松井田城周辺は対豊臣氏と最前線になったこともあり、急遽拡充、整備された。
3-5. その他の地域
山梨県(甲斐国)方面
山梨県にあたる甲斐国は戦国期に武田氏が支配しており、後北条氏とは同盟と対立を繰り返していた。後北条氏が甲斐国内を恒常的に領国経営したわけではない。ただし、天正壬午の乱で後北条氏は郡内地域を経由し御坂峠、信濃を経由して若神子城に進軍しており、それらの地域で山岳中腹水平道が整備された可能性がある。
長野県(信濃国)方面
信濃(長野県)では武田氏・上杉氏・小笠原氏・諏訪氏・真田氏などが勢力を争った。後北条氏が恒常的に支配下に置いた地域は限定的でる。ただし、天正壬午の乱で後北条氏は小諸、諏訪地方を経由し山梨方面に進軍しており、それらの地域で山岳中腹水平道が整備された可能性がある。また、小笠原氏・諏訪氏・真田氏を支配下にしたこともあり、その時期に整備がされた可能性がある。
新潟県(越後国)方面
越後国は上杉氏(上杉謙信・景勝)の本拠地であり、北条氏とは何度も軍事対立・同盟・縁組(謙信の養子問題など)を繰り返していたが、北条氏が越後国内を大規模に支配した例はない。ただし、三国峠を越え中越方面に進軍しており、それらの地域で山岳中腹水平道が整備された可能性がある。
4. 山岳中腹水平道の軍事・経済的役割
4-1. 軍事・情報伝達のネットワーク
北条氏は領国内の迅速な兵力集結や物資搬送を可能にするため、山腹道を利用した。また、見張り台や狼煙台(のろし台)と連携し、素早い情報伝達を実現していた。
4-2. 経済・生活道路としての利用
戦国期においては軍事的目的が大きかったが、戦国期後もこれらの道は山間集落をつなぐ生活道路として利用され続けた。谷底の道は増水による寸断の危険があり、尾根道は急勾配だったため、中腹道が安定したルートとなっていた(奥多摩氷川地域から御嶽神社の裏参道ルートなど)。
5. まとめ
分布地域: 相模・武蔵・伊豆を中心に、上野・駿河国境周辺にも痕跡が見られる。
特徴: 尾根道より緩やかで、谷底道より安定した道。軍事・経済の両面で活用された。
後北条氏との関連性: 城郭・砦を結ぶ軍事的ネットワークとして整備された。
研究の現状: 近世以降の林道や近代道路と重複する部分もあり、正確な年代判定には現地調査や史料研究が必要。
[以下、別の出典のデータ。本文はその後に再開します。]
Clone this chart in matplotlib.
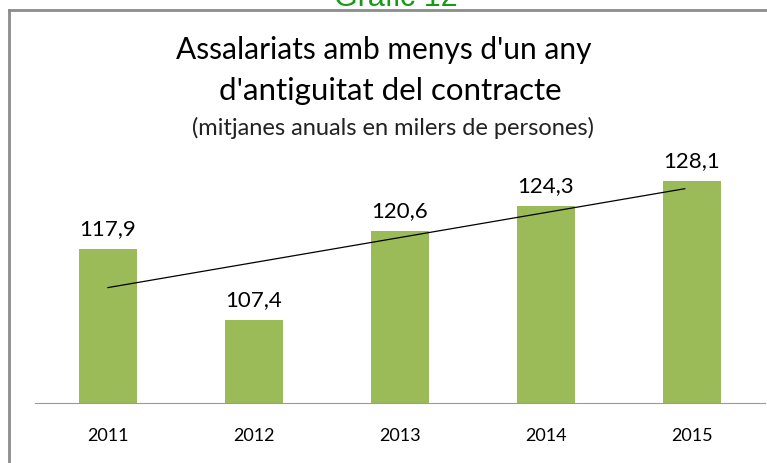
import numpy as np
from matplotlib import pyplot as plt
from matplotlib.lines import Line2D

# dades del grafic
anys = ['2011', '2012', '2013', '2014', '2015']
valors = [117.9, 107.4, 120.6, 124.3, 128.1]
etiquetes = ['117,9', '107,4', '120,6', '124,3', '128,1']

plt.rcParams['font.family'] = ['Lato', 'DejaVu Sans']

fig = plt.figure(figsize=(7.67, 4.63), dpi=100)

# marc gris del grafic
fig.add_artist(Line2D([9/767, 9/767], [0, 1 - 10/463], color='#8c8c8c', lw=2))
fig.add_artist(Line2D([9/767, 1], [1 - 10/463, 1 - 10/463], color='#8c8c8c', lw=2))

# titol superior retallat
fig.text(0.516, 1 + 2/463, 'Gràfic 12', color='#169b16', fontsize=22,
         ha='center', va='center', family=['Liberation Sans', 'DejaVu Sans'])

ax = fig.add_axes([35/767, 60/463, 730/767, 255/463])
x = np.arange(len(anys))
ax.bar(x, valors, width=0.4, color='#9bbb59')

# linia de tendencia lineal
coef = np.polyfit(x, valors, 1)
xt = np.array([0, 3.95])
ax.plot(xt, np.polyval(coef, xt), color='black', lw=0.9)

for xi, v, t in zip(x, valors, etiquetes):
    ax.text(xi, v + 1.5, t, ha='center', va='bottom', fontsize=16, color='black')

ax.set_xlim(-0.5, 4.5)
ax.set_ylim(95, 133)
ax.set_yticks([])
ax.set_xticks(x)
ax.set_xticklabels(anys, fontsize=13)
ax.tick_params(axis='x', length=0, pad=18)
for s in ['top', 'right', 'left']:
    ax.spines[s].set_visible(False)
ax.spines['bottom'].set_color('#9a9a9a')

fig.text(0.500, 1 - 50/463, "Assalariats amb menys d'un any", ha='center', va='center',
         fontsize=21.5)
fig.text(0.509, 1 - 91/463, "d'antiguitat del contracte", ha='center', va='center',
         fontsize=22.5)
fig.text(0.512, 1 - 128/463, "(mitjanes anuals en milers de persones)", ha='center',
         va='center', fontsize=17, color='#222222')

plt.savefig('out.png', dpi=100)
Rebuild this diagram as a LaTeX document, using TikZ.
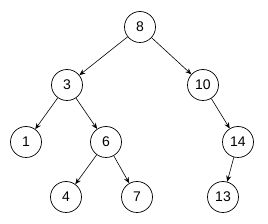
\documentclass[tikz,border=0pt]{standalone}
\usepackage{fontspec}
\setmainfont{Liberation Sans}
\usetikzlibrary{arrows.meta}
\tikzset{
    key/.style={draw,circle,minimum size=31pt,inner sep=0pt,line width=0.7pt,font=\fontsize{14}{16}\selectfont},
    edge/.style={-{Stealth[length=6pt,width=5pt]},line width=0.6pt}
}
\begin{document}
\begin{tikzpicture}[x=1pt,y=-1pt]
    \useasboundingbox (0,0) rectangle (268,224);
    \node[key] (n8) at (140,27) {8};
    \node[key] (n3) at (67,85) {3};
    \node[key] (n10) at (203,85) {10};
    \node[key] (n1) at (26,142) {1};
    \node[key] (n6) at (106,142) {6};
    \node[key] (n14) at (238,142) {14};
    \node[key] (n4) at (66,197) {4};
    \node[key] (n7) at (137,197) {7};
    \node[key] (n13) at (223,197) {13};
    \draw[edge] (n8) -- (n3);
    \draw[edge] (n8) -- (n10);
    \draw[edge] (n3) -- (n1);
    \draw[edge] (n3) -- (n6);
    \draw[edge] (n10) -- (n14);
    \draw[edge] (n6) -- (n4);
    \draw[edge] (n6) -- (n7);
    \draw[edge] (n14) -- (n13);
\end{tikzpicture}
\end{document}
実際に探索する際は、赤色立体地図や郷土資料を活用する。
後北条氏の城郭群と合わせて「山岳中腹水平道」の分布を調査することで、戦国期の交通ネットワークや戦略的防衛ラインの実態が明らかになる。現在も多くの道が林道やハイキングコースとして残っており、地域の歴史を学ぶ貴重なフィールドとなっている。